Read Harder: Colloquial Geography


I’m doing the 2017 Read Harder challenge from Book Riot. For each book I read in  the challenge, I aim to write a short blog post about it

Read: Goodwood Holly Throsby

Task: Read a debut novel

Completed task 2/24

Theres something very true that Holly Throsby captures in her debut novel here, and its something that’s definitely a country town thing: the colloquial geography of the town.

What do I mean by that? Goodwood takes place in a little town in country New South Wales, on the shore of a lake. It’s a small, tight knit community of probably less than 1000 people, and one of the things that I noticed as someone who grew up in country towns was the way that people talk about place.

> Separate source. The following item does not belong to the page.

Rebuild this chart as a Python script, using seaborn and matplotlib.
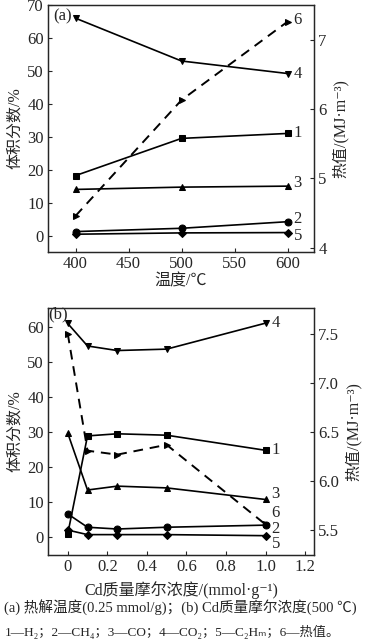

Every small town has a set of local landmarks that might be impenetrable to someone from out of town, but is known in town. In Goodwood, it’s nicknames like The Wicko, the Bowlo, the Horse, Woody’s- places the locals know and all call by those names. I think what’s unique in country towns about these things is that they’re universal nicknames- everyone knows them, and no one calls them by a different nickname.

Where I grew up, there were any number of these names. The Rollercoaster. Rawady’s deli, which remained so after the titular family sold it. The Pines. Which pub is the Serge, and which one was Puffer’s. These are all locations that any local could pinpoint exactly, but to an outsider always needs explanation. It’s not really a measure to put off outsiders (and in the case of Kapunda, I was that outsider once) but it is a hyperlocal dialect thing that takes adjustment.

I’m not saying cities can’t have local landmarks, or it’s own nicknames. Most people know about the Men in Black on Cross Road, for example, or even something as famous as the Malls Balls (actually entitled The Spheres) which everyone knows. What a city doesn’t have is a universal application of these names, nor a consistency- the pub that my friends sometimes call the Avocado is not universally referred to as such, and the lack of assumed knowledge of these nicknames means that you have to always clarify these things. Individual suburbs and schools and subcommunities in cities may very well have their own versions of these things, but that’s kinda the point- a place in a city sits at a venn diagram of multiple possible titles.

It’s a texture of place, a little detail that feels super true. Throsby apparently grew up in a suburb, but she’s done her homework.